Code that draws figures

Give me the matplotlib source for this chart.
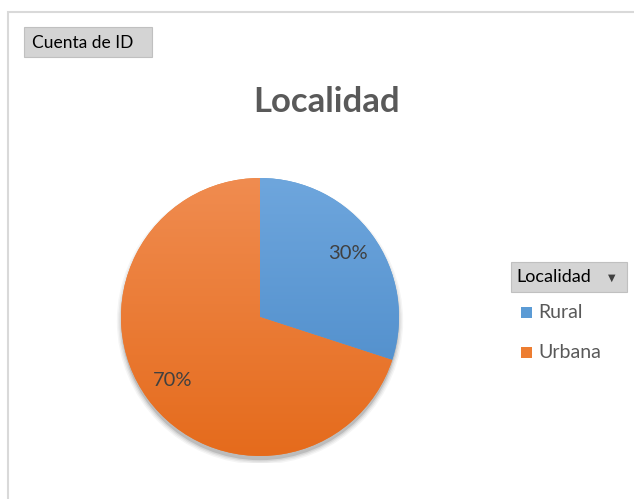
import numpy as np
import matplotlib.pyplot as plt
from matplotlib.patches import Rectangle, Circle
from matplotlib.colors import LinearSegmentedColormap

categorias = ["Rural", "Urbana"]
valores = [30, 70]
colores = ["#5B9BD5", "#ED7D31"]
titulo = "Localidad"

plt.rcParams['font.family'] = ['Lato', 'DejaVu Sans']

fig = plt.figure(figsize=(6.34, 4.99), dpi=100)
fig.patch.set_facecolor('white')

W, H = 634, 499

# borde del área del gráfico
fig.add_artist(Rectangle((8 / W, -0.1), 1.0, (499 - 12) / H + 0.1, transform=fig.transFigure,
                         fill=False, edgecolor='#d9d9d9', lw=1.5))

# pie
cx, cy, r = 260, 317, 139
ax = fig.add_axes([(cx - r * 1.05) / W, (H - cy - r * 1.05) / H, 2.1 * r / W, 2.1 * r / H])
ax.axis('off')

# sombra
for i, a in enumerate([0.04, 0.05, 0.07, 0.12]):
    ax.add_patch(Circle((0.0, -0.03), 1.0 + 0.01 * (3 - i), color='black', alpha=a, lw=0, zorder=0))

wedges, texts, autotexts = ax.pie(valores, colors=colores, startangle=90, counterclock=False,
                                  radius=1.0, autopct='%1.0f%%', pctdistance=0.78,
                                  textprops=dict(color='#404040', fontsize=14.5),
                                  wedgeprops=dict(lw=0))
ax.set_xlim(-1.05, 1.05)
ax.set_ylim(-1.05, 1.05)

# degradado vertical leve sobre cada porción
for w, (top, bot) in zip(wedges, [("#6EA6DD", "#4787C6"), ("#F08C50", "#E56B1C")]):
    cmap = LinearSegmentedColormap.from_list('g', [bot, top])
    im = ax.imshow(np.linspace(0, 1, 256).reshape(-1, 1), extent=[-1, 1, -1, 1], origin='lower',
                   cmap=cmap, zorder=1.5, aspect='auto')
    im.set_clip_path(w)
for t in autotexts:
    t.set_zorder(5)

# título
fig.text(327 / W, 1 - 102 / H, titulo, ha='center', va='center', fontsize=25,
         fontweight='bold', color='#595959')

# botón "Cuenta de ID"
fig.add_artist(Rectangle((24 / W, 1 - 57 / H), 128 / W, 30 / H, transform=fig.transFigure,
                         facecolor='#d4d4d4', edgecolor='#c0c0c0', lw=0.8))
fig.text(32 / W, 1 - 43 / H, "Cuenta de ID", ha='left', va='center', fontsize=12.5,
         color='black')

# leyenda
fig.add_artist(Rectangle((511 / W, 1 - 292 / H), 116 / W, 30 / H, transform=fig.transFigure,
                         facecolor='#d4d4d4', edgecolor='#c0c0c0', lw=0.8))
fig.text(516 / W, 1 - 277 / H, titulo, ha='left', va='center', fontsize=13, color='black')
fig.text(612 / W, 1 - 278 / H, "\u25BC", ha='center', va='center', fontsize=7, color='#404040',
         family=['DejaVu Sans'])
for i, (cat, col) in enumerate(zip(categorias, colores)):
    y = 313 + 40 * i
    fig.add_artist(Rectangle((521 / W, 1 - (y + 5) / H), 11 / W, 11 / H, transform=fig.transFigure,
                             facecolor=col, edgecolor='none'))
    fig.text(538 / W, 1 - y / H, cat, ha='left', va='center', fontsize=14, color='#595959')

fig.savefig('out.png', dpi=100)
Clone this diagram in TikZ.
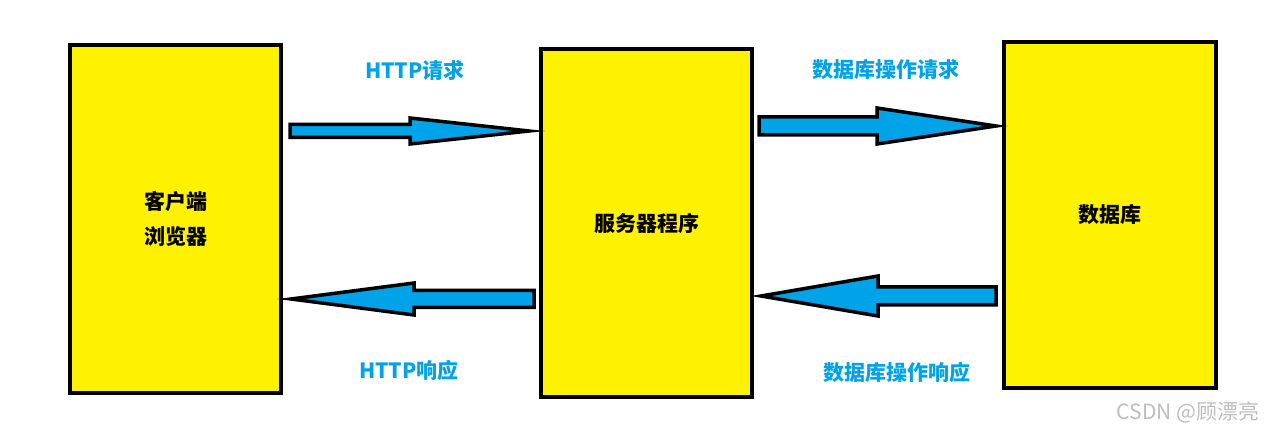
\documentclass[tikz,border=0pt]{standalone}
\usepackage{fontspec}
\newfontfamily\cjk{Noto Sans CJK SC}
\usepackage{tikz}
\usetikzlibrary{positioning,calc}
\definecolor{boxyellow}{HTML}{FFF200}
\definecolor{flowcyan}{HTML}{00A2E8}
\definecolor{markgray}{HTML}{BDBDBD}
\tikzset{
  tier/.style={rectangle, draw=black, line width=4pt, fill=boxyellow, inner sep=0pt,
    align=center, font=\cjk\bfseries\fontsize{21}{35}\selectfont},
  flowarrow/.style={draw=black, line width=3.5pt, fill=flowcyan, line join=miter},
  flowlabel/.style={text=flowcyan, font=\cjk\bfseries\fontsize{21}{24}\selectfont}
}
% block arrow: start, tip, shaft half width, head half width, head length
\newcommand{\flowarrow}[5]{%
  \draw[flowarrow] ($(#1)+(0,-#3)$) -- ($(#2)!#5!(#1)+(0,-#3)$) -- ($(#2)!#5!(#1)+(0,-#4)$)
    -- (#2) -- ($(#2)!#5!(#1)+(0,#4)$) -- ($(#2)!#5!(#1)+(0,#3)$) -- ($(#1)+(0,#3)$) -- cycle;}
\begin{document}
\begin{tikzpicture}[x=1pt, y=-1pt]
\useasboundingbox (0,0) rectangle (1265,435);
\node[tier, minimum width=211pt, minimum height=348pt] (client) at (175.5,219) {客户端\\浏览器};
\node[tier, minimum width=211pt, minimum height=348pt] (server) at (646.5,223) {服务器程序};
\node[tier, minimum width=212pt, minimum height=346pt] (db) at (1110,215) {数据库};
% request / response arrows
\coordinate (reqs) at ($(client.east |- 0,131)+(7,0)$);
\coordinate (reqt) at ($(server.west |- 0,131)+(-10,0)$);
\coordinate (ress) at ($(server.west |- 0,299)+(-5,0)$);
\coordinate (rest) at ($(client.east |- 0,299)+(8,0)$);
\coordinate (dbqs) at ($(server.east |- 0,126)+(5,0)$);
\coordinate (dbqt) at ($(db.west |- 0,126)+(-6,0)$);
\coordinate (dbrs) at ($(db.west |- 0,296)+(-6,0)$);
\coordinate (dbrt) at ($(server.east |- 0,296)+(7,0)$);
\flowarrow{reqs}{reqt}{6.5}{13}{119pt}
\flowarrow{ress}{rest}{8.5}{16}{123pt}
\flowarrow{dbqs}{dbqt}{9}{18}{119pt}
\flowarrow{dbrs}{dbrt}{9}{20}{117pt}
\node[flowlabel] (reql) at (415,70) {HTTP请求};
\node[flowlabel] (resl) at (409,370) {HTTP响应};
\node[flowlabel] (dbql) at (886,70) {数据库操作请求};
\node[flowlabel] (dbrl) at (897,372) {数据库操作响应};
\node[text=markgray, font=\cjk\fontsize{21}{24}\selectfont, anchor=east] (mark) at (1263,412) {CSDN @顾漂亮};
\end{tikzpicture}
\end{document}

▶ _Description of the task_:
Transcribe all the records above word for word, without their images.

▶ _Finished task_:
Give me the matplotlib source for this chart.
import numpy as np
import matplotlib.pyplot as plt
from matplotlib.patches import Rectangle, Circle
from matplotlib.colors import LinearSegmentedColormap

categorias = ["Rural", "Urbana"]
valores = [30, 70]
colores = ["#5B9BD5", "#ED7D31"]
titulo = "Localidad"

plt.rcParams['font.family'] = ['Lato', 'DejaVu Sans']

fig = plt.figure(figsize=(6.34, 4.99), dpi=100)
fig.patch.set_facecolor('white')

W, H = 634, 499

# borde del área del gráfico
fig.add_artist(Rectangle((8 / W, -0.1), 1.0, (499 - 12) / H + 0.1, transform=fig.transFigure,
                         fill=False, edgecolor='#d9d9d9', lw=1.5))

# pie
cx, cy, r = 260, 317, 139
ax = fig.add_axes([(cx - r * 1.05) / W, (H - cy - r * 1.05) / H, 2.1 * r / W, 2.1 * r / H])
ax.axis('off')

# sombra
for i, a in enumerate([0.04, 0.05, 0.07, 0.12]):
    ax.add_patch(Circle((0.0, -0.03), 1.0 + 0.01 * (3 - i), color='black', alpha=a, lw=0, zorder=0))

wedges, texts, autotexts = ax.pie(valores, colors=colores, startangle=90, counterclock=False,
                                  radius=1.0, autopct='%1.0f%%', pctdistance=0.78,
                                  textprops=dict(color='#404040', fontsize=14.5),
                                  wedgeprops=dict(lw=0))
ax.set_xlim(-1.05, 1.05)
ax.set_ylim(-1.05, 1.05)

# degradado vertical leve sobre cada porción
for w, (top, bot) in zip(wedges, [("#6EA6DD", "#4787C6"), ("#F08C50", "#E56B1C")]):
    cmap = LinearSegmentedColormap.from_list('g', [bot, top])
    im = ax.imshow(np.linspace(0, 1, 256).reshape(-1, 1), extent=[-1, 1, -1, 1], origin='lower',
                   cmap=cmap, zorder=1.5, aspect='auto')
    im.set_clip_path(w)
for t in autotexts:
    t.set_zorder(5)

# título
fig.text(327 / W, 1 - 102 / H, titulo, ha='center', va='center', fontsize=25,
         fontweight='bold', color='#595959')

# botón "Cuenta de ID"
fig.add_artist(Rectangle((24 / W, 1 - 57 / H), 128 / W, 30 / H, transform=fig.transFigure,
                         facecolor='#d4d4d4', edgecolor='#c0c0c0', lw=0.8))
fig.text(32 / W, 1 - 43 / H, "Cuenta de ID", ha='left', va='center', fontsize=12.5,
         color='black')

# leyenda
fig.add_artist(Rectangle((511 / W, 1 - 292 / H), 116 / W, 30 / H, transform=fig.transFigure,
                         facecolor='#d4d4d4', edgecolor='#c0c0c0', lw=0.8))
fig.text(516 / W, 1 - 277 / H, titulo, ha='left', va='center', fontsize=13, color='black')
fig.text(612 / W, 1 - 278 / H, "\u25BC", ha='center', va='center', fontsize=7, color='#404040',
         family=['DejaVu Sans'])
for i, (cat, col) in enumerate(zip(categorias, colores)):
    y = 313 + 40 * i
    fig.add_artist(Rectangle((521 / W, 1 - (y + 5) / H), 11 / W, 11 / H, transform=fig.transFigure,
                             facecolor=col, edgecolor='none'))
    fig.text(538 / W, 1 - y / H, cat, ha='left', va='center', fontsize=14, color='#595959')

fig.savefig('out.png', dpi=100)
Clone this diagram in TikZ.
\documentclass[tikz,border=0pt]{standalone}
\usepackage{fontspec}
\newfontfamily\cjk{Noto Sans CJK SC}
\usepackage{tikz}
\usetikzlibrary{positioning,calc}
\definecolor{boxyellow}{HTML}{FFF200}
\definecolor{flowcyan}{HTML}{00A2E8}
\definecolor{markgray}{HTML}{BDBDBD}
\tikzset{
  tier/.style={rectangle, draw=black, line width=4pt, fill=boxyellow, inner sep=0pt,
    align=center, font=\cjk\bfseries\fontsize{21}{35}\selectfont},
  flowarrow/.style={draw=black, line width=3.5pt, fill=flowcyan, line join=miter},
  flowlabel/.style={text=flowcyan, font=\cjk\bfseries\fontsize{21}{24}\selectfont}
}
% block arrow: start, tip, shaft half width, head half width, head length
\newcommand{\flowarrow}[5]{%
  \draw[flowarrow] ($(#1)+(0,-#3)$) -- ($(#2)!#5!(#1)+(0,-#3)$) -- ($(#2)!#5!(#1)+(0,-#4)$)
    -- (#2) -- ($(#2)!#5!(#1)+(0,#4)$) -- ($(#2)!#5!(#1)+(0,#3)$) -- ($(#1)+(0,#3)$) -- cycle;}
\begin{document}
\begin{tikzpicture}[x=1pt, y=-1pt]
\useasboundingbox (0,0) rectangle (1265,435);
\node[tier, minimum width=211pt, minimum height=348pt] (client) at (175.5,219) {客户端\\浏览器};
\node[tier, minimum width=211pt, minimum height=348pt] (server) at (646.5,223) {服务器程序};
\node[tier, minimum width=212pt, minimum height=346pt] (db) at (1110,215) {数据库};
% request / response arrows
\coordinate (reqs) at ($(client.east |- 0,131)+(7,0)$);
\coordinate (reqt) at ($(server.west |- 0,131)+(-10,0)$);
\coordinate (ress) at ($(server.west |- 0,299)+(-5,0)$);
\coordinate (rest) at ($(client.east |- 0,299)+(8,0)$);
\coordinate (dbqs) at ($(server.east |- 0,126)+(5,0)$);
\coordinate (dbqt) at ($(db.west |- 0,126)+(-6,0)$);
\coordinate (dbrs) at ($(db.west |- 0,296)+(-6,0)$);
\coordinate (dbrt) at ($(server.east |- 0,296)+(7,0)$);
\flowarrow{reqs}{reqt}{6.5}{13}{119pt}
\flowarrow{ress}{rest}{8.5}{16}{123pt}
\flowarrow{dbqs}{dbqt}{9}{18}{119pt}
\flowarrow{dbrs}{dbrt}{9}{20}{117pt}
\node[flowlabel] (reql) at (415,70) {HTTP请求};
\node[flowlabel] (resl) at (409,370) {HTTP响应};
\node[flowlabel] (dbql) at (886,70) {数据库操作请求};
\node[flowlabel] (dbrl) at (897,372) {数据库操作响应};
\node[text=markgray, font=\cjk\fontsize{21}{24}\selectfont, anchor=east] (mark) at (1263,412) {CSDN @顾漂亮};
\end{tikzpicture}
\end{document}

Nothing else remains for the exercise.